If you admit something bad, unpleasant, or embarrassing, you agree, usually rather reluctantly, that it is true. You can admit that something is true, admit something, or admit to something.
1. I would be forced to admit that I had used Ewen Waite’s gun.
2. He admitted that the mounting cost was a matter of serious concern.
3. Boylan began to play. Rudolph had to admit he played well.
4. Again the manufacturers, employers and government were reluctant to admit the danger.
She was obviously in considerable pain, but she wouldn’t admit it. She admits to being difficult to live with.
If you confess something, you say that you have done something you should not have done. Usually you feel regret or embarrassment when you confess something. You can confess that you have done something, confess something, or confess to someone.
5. Finally, the boy confessed that he had been lying throughout.
6. The mother could not be persuaded to confess her previous error.

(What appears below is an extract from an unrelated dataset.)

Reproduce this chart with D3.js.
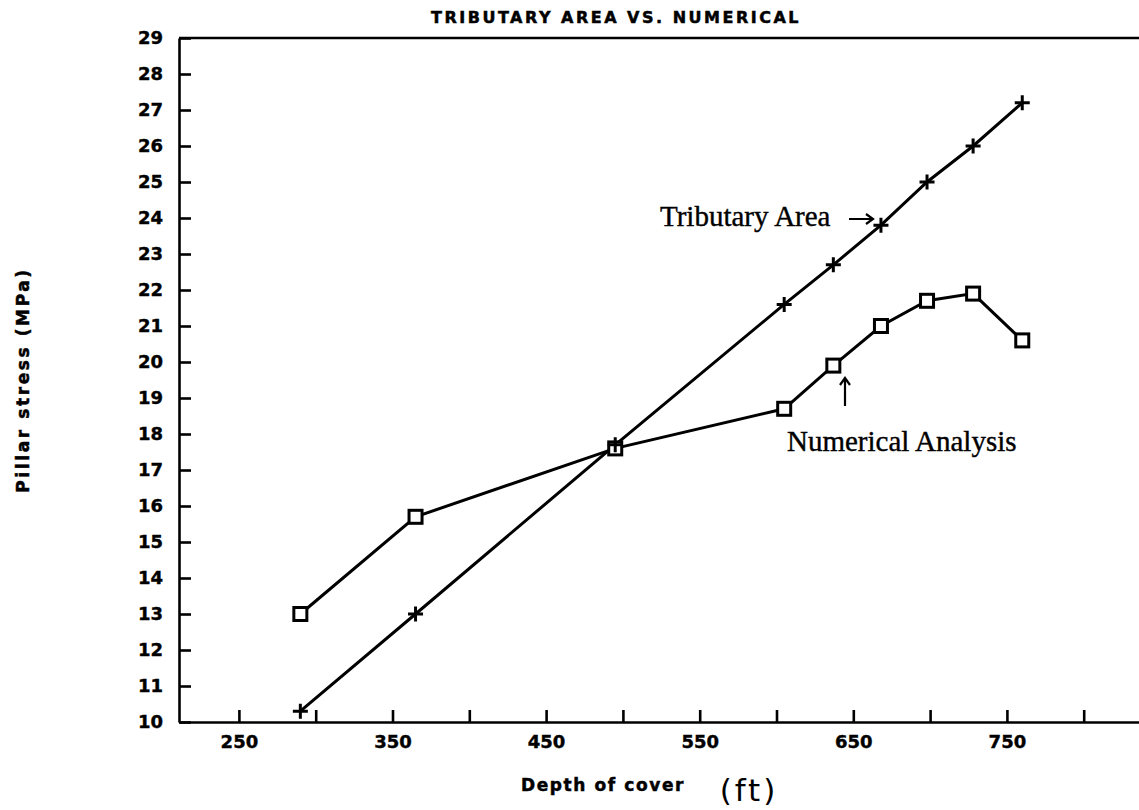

7. It turned out that he’d confessed to Castle that he hadn’t gone to the dentist.
8. If someone confesses to something such as a crime, they say they did it.
9. Bianchi had confessed to five of the murders.

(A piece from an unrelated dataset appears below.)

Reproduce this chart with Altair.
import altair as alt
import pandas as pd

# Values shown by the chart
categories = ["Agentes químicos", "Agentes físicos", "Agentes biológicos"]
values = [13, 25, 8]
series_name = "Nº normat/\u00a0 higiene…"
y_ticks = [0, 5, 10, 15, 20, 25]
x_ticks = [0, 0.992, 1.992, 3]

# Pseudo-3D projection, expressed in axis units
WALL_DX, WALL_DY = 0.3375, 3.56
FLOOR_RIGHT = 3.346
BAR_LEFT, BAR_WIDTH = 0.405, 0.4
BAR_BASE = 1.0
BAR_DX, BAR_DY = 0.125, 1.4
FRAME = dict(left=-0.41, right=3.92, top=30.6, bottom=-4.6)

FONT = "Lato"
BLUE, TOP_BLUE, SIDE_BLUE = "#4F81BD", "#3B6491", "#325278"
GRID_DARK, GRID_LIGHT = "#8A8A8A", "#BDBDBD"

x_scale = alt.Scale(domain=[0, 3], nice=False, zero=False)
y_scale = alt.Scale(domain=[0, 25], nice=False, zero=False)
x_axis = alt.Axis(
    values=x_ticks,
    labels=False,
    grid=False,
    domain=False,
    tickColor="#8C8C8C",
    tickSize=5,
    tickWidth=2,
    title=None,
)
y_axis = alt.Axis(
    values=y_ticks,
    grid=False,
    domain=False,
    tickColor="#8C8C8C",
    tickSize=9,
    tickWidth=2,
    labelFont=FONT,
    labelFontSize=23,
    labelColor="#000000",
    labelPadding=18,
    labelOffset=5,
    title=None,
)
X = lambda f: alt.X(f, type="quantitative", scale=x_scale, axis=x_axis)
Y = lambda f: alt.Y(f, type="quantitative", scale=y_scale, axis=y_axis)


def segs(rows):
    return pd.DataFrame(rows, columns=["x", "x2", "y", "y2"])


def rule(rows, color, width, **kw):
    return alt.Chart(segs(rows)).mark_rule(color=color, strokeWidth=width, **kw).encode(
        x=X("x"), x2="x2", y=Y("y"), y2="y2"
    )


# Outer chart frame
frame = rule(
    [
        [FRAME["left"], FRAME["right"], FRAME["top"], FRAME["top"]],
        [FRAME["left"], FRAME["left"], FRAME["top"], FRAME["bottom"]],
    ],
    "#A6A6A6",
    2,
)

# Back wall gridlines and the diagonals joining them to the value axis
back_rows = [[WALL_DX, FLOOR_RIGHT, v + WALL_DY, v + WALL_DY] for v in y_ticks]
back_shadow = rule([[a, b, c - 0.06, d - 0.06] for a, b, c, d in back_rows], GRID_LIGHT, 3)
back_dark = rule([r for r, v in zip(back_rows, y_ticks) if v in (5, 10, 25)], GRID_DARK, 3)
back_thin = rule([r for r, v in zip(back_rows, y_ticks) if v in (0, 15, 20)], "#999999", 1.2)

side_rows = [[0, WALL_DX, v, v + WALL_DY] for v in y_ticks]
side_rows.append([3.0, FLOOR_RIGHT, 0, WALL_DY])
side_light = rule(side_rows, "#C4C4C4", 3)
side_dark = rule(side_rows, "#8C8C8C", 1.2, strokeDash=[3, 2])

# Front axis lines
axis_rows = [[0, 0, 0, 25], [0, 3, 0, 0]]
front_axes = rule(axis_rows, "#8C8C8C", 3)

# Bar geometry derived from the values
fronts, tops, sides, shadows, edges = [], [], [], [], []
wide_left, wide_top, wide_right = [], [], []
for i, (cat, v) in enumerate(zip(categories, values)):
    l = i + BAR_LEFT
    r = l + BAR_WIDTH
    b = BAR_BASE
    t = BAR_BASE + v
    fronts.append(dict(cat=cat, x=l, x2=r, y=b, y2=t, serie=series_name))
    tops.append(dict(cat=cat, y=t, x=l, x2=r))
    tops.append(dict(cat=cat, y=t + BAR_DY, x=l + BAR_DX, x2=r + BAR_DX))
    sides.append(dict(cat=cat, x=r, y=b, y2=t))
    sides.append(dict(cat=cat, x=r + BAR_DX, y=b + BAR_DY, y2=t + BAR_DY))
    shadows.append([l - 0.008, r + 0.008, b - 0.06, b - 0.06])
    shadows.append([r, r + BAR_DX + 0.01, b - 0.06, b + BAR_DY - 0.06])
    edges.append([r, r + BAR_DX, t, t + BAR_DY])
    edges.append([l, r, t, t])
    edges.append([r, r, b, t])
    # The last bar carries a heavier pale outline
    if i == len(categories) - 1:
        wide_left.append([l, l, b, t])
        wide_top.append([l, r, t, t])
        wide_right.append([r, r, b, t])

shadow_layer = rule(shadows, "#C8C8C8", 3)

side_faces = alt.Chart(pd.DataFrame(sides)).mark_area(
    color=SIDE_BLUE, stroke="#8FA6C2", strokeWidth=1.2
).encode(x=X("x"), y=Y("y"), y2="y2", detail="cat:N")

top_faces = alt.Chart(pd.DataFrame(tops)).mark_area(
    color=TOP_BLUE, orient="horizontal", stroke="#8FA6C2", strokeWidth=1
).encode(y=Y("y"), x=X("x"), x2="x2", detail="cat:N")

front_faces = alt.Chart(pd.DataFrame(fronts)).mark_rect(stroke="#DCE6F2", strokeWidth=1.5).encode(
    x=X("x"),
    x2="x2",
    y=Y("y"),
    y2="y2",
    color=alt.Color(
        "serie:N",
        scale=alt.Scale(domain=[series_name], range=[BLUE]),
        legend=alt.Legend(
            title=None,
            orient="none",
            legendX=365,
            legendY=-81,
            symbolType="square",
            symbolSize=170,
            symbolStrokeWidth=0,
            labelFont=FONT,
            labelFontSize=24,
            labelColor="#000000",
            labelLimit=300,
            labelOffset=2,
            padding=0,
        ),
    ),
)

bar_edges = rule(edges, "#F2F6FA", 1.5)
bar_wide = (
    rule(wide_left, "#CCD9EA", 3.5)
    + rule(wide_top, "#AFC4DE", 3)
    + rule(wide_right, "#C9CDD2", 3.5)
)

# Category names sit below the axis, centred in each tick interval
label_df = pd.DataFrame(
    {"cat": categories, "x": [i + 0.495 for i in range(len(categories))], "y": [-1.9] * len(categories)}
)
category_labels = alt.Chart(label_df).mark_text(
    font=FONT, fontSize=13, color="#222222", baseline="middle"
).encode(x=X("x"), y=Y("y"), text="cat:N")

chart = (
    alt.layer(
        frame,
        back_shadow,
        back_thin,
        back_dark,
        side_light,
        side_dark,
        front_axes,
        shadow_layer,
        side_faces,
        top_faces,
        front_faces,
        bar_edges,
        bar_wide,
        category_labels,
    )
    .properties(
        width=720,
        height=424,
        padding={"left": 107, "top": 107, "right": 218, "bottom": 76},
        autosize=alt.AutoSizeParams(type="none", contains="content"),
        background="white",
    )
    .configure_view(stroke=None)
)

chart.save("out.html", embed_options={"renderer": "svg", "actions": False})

10. They confess to murders they haven’t committed.
11. Three days after Mr Profumo confessed and resigned, Stephen Ward was arrested.

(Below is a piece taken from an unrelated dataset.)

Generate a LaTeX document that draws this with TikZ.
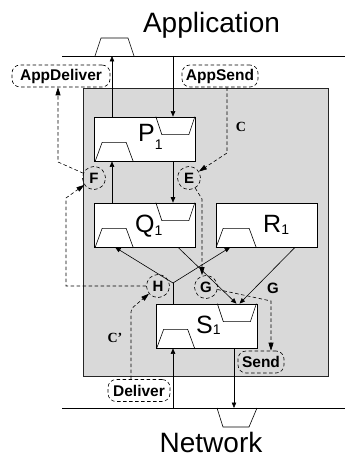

You can also use both admit and confess in expressions like ‘I admit’, ‘I must admit’, ‘I confess’, and ‘I must confess’ when you mention a fact that embarrasses you slightly or that you think might upset the person you are speaking to.
12. Well, I’ll admit he seems harmless.
13. I have to admit that this has been only partially successful.
14. This is not a neat household, I confess.
15. I must confess that, to put it plainly, I find him a bore.